Of primary importance, James needed to acknowledge that there was the “thought” and the “emotion” side of himself. The “thought” side set up the schedule on Tuesday night, without regard to the “emotion” side. The “emotion” side of James didn’t care what the “thought” side had declared, and actually ran James’ day through its unwillingness to follow the “thought” side’s plan.
Once we acknowledge that there are at least two sides of us vying for Top Dog position, we can work more effectively with them. You can’t work with a problem or issue you don’t know exists and aren’t looking at! Without that acknowledgement, there is a constant “war” that goes on between the two sides, with neither actually winning. Most addictions, in fact, originate in an internal war between “good” and “evil.” “I was good,” we say. “I didn’t overeat.” “I was bad. I ate (drank, smoked, etc.) too much.” With addictions, we allow ourselves to carrom between the two sides, vowing to “be good” if we have overindulged, then being “bad” (usually in excess) when we can no longer stand being only good! In a more minor way, this is what happened in James’ day, too.
What does James need to do? Make a decision! He needs to make each thing a decision. “I will get up at 7 a.m.; that’s my decision.” Or, “I’d like to get up at 7 a.m., but I know I won’t. I’ll get up at a more realistic time, like 7:45. That way I can sleep in some, but still get the work done I’d like to get done.”
But what if–and it is entirely likely–James doesn’t really want to get any of this work done? What if he is merely doing what he “should” do, things he would do if he were at work with people noticing his behaviors? In this case, James needs to turn his “should” into a “want.” Nobody likes to do what we think we “should” do. A fight usually erupts within us when we run ourselves on the basis of “I should”s, causing us to vibrate as if we were a piece of metal caught between two equally strong magnetic fields. “But,” you protest, “James has to do ‘shoulds’ because his work expects him to get things done whether he wants to do them or not!” True, but James (and anyone else) is much more likely to accomplish his goals if he “wants” to accomplish them, instead of having to drive himself to accomplishment because he “should.”
James does not have to fulfill the expectations of his workplace. In fact, he doesn’t have to work there! James chooses to work, and in that workplace, because he wants a certain level of income and survival ability. Every day he goes to work, James chooses to go. Accepting this daily choice takes a lot of the “war” out of going to work! James also chooses what he does during his day, whether he’s working at home or at the office. Even if he is told every single thing to do in his workday, he chooses to do (or not do) those things, for a variety of reasons including having a job, earning a level of income, feeling good about himself, achieving accomplishment goals and liking to please those with whom he works. Everything in life is a choice. Life does not only “happen to us.” We are part of the creative team.

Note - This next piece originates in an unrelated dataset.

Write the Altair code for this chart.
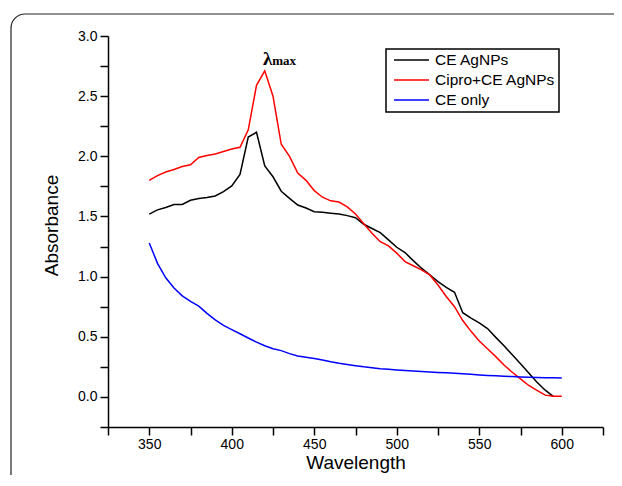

By accepting his choice in every experience, James is also taking responsibility for himself and his life. Responsiblity is a “building block” in a lot of human life, for example, self-esteem, intimacy, relationships and creativity. The more James accepts responsibility for and with his life, the better he will feel and the more congruently he will behave.
Once responsible and at choice, James has the ability to change–and ultimately balance–the emotional responses he experiences in a day.